- Venue: China Agricultural University Gymnasium
- Date: 14 August 2008
- Competitors: 20 from 20 nations

Medalists
- 1st place, gold medalist(s):  / Mijaín López / Cuba
- 2nd place, silver medalist(s):  / Mindaugas Mizgaitis / Lithuania
- 3rd place, bronze medalist(s):  / Yannick Szczepaniak / France
- 3rd place, bronze medalist(s):  / Yury Patrikeyev / Armenia

= Wrestling at the 2008 Summer Olympics – Men's Greco-Roman 120 kg =

Men's Greco-Roman 120 kilograms competition at the 2008 Summer Olympics in Beijing, China, was held on August 14 at the China Agricultural University Gymnasium.

This Greco-Roman wrestling competition consists of a single-elimination tournament, with a repechage used to determine the winner of two bronze medals. The two finalists face off for gold and silver medals. Each wrestler who loses to one of the two finalists moves into the repechage, culminating in a pair of bronze medal matches featuring the semifinal losers each facing the remaining repechage opponent from their half of the bracket.

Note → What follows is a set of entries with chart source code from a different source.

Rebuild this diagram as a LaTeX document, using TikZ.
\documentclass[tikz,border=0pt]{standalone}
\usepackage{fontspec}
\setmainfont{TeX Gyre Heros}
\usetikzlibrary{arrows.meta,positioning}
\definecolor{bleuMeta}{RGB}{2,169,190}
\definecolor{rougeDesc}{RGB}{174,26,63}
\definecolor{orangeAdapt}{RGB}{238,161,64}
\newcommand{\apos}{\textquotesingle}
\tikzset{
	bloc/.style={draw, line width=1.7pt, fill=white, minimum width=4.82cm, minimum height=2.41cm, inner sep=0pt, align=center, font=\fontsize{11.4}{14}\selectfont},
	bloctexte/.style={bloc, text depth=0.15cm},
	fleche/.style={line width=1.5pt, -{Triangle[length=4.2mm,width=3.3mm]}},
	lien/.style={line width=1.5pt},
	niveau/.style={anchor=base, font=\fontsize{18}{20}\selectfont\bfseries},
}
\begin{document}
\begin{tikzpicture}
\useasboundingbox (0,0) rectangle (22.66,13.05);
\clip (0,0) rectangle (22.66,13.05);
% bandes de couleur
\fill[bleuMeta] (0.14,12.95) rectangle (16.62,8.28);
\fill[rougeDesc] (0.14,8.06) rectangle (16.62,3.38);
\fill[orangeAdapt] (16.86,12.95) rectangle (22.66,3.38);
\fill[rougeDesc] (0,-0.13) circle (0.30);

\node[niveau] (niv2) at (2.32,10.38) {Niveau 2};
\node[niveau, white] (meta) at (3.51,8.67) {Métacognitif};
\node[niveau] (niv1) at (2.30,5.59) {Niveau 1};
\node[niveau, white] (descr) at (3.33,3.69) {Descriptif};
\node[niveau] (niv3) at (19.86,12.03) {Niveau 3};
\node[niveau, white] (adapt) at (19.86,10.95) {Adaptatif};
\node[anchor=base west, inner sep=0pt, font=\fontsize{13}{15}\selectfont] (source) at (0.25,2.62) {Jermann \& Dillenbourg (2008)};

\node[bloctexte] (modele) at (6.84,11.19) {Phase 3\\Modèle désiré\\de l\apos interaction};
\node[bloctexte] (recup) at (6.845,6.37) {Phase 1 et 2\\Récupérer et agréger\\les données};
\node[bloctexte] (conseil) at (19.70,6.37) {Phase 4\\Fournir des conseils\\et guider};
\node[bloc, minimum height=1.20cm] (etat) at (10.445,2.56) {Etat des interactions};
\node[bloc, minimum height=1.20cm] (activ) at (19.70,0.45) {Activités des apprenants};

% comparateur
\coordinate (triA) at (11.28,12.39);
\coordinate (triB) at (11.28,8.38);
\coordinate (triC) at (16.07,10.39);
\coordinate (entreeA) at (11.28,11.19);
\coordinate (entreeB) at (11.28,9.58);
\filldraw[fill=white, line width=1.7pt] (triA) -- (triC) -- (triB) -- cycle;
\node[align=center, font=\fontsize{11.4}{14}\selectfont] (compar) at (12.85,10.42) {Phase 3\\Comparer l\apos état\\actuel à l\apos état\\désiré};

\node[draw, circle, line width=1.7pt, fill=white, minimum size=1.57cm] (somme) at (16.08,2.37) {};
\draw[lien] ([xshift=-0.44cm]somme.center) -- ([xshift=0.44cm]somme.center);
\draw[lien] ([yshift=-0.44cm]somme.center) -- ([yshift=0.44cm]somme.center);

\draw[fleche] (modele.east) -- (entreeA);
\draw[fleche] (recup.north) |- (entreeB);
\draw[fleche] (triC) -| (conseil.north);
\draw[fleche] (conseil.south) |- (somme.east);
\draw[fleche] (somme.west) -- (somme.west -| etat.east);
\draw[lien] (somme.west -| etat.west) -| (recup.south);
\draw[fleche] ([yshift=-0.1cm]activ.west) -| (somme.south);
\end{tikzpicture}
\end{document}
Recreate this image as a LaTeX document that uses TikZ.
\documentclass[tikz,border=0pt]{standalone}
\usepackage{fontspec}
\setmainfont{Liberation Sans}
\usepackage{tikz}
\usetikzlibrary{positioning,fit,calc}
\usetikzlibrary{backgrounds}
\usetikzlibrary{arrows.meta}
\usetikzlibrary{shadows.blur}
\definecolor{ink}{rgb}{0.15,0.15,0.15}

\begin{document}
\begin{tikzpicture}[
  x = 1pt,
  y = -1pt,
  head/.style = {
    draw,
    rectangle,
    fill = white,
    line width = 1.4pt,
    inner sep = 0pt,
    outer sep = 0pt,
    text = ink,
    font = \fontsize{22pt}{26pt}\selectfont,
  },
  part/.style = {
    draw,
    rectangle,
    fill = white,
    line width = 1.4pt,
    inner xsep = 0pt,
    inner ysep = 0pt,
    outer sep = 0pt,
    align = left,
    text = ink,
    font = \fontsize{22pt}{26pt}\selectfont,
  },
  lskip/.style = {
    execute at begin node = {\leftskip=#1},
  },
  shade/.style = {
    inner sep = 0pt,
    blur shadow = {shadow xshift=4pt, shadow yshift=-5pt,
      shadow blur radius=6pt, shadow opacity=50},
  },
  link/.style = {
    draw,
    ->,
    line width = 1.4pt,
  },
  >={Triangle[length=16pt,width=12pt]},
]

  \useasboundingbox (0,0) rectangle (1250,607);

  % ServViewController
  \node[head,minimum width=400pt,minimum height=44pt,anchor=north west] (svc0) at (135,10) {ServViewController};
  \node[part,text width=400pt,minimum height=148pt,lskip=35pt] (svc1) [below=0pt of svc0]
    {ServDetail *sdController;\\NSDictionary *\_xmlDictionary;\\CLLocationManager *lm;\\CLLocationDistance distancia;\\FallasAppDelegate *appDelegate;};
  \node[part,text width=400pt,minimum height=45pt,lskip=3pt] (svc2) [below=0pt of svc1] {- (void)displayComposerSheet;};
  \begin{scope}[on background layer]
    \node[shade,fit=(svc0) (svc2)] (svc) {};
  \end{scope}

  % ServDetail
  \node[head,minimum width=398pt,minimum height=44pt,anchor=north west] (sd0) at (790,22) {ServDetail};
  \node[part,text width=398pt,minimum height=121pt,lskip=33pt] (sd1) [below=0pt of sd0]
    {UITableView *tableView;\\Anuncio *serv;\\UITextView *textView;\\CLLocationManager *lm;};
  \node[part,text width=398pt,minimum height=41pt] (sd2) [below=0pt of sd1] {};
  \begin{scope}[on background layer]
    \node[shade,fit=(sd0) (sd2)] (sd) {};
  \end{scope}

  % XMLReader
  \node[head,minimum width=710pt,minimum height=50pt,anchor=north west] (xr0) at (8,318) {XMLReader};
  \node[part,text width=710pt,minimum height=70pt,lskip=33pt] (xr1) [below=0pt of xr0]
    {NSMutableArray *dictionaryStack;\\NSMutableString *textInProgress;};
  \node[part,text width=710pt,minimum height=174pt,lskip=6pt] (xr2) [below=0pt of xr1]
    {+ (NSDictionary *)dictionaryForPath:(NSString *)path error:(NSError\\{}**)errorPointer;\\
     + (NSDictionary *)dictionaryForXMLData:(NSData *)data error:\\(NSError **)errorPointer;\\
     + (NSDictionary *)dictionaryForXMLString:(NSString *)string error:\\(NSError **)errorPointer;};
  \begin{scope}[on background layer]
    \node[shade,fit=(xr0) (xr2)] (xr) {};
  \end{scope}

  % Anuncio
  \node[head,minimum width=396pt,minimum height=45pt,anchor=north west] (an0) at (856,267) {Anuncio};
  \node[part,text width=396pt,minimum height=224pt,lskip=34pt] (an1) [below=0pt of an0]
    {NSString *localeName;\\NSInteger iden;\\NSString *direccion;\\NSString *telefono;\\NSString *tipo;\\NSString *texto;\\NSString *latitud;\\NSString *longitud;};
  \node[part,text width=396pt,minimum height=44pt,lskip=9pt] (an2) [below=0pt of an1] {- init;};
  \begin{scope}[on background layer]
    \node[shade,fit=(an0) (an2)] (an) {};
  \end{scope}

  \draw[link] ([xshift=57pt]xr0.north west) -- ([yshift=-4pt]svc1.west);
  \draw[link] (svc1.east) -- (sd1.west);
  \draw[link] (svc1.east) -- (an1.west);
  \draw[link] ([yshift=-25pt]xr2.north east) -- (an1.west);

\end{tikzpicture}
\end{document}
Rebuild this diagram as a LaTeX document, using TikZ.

Each bout consists of up to three rounds, lasting two minutes apiece. The wrestler who scores more points in each round is the winner of that rounds; the bout ends when one wrestler has won two rounds (and thus the match).

==Schedule==
All times are China Standard Time (UTC+08:00)

| Date | Time | Event |
| 14 August 2008 | 09:30 | Qualification rounds |
| 16:00 | Repechage |
| 17:00 | Finals |

==Results==
- Legend
- F — Won by fall

==Final standing==

| Rank | Athlete |
|---|---|
| 1st place, gold medalist(s) | Mijaín López (CUB) |
| 2nd place, silver medalist(s) | Mindaugas Mizgaitis (LTU) |
| 3rd place, bronze medalist(s) | Yannick Szczepaniak (FRA) |
| 3rd place, bronze medalist(s) | Yury Patrikeyev (ARM) |
| 5 | Jalmar Sjöberg (SWE) |
| 6 | Dremiel Byers (USA) |
| 7 | Mihály Deák-Bárdos (HUN) |
| 8 | Liu Deli (CHN) |
| 9 | Anton Botev (AZE) |
| 10 | Siarhei Artsiukhin (BLR) |
| 11 | Marek Mikulski (POL) |
| 12 | Ivan Ivanov (BUL) |
| 13 | Davyd Saldadze (UZB) |
| 14 | Masoud Hashemzadeh (IRI) |
| 15 | Ari Taub (CAN) |
| 16 | Oleksandr Chernetskyi (UKR) |
| 17 | Panagiotis Papadopoulos (GRE) |
| 18 | Yasser Sakr (EGY) |
| 19 | Rıza Kayaalp (TUR) |
| DQ | Khasan Baroev (RUS) |

- Khasan Baroev of Russia originally won the silver medal, but he was disqualified after he tested positive for Chlorodehydromethyltestosterone in November 2016.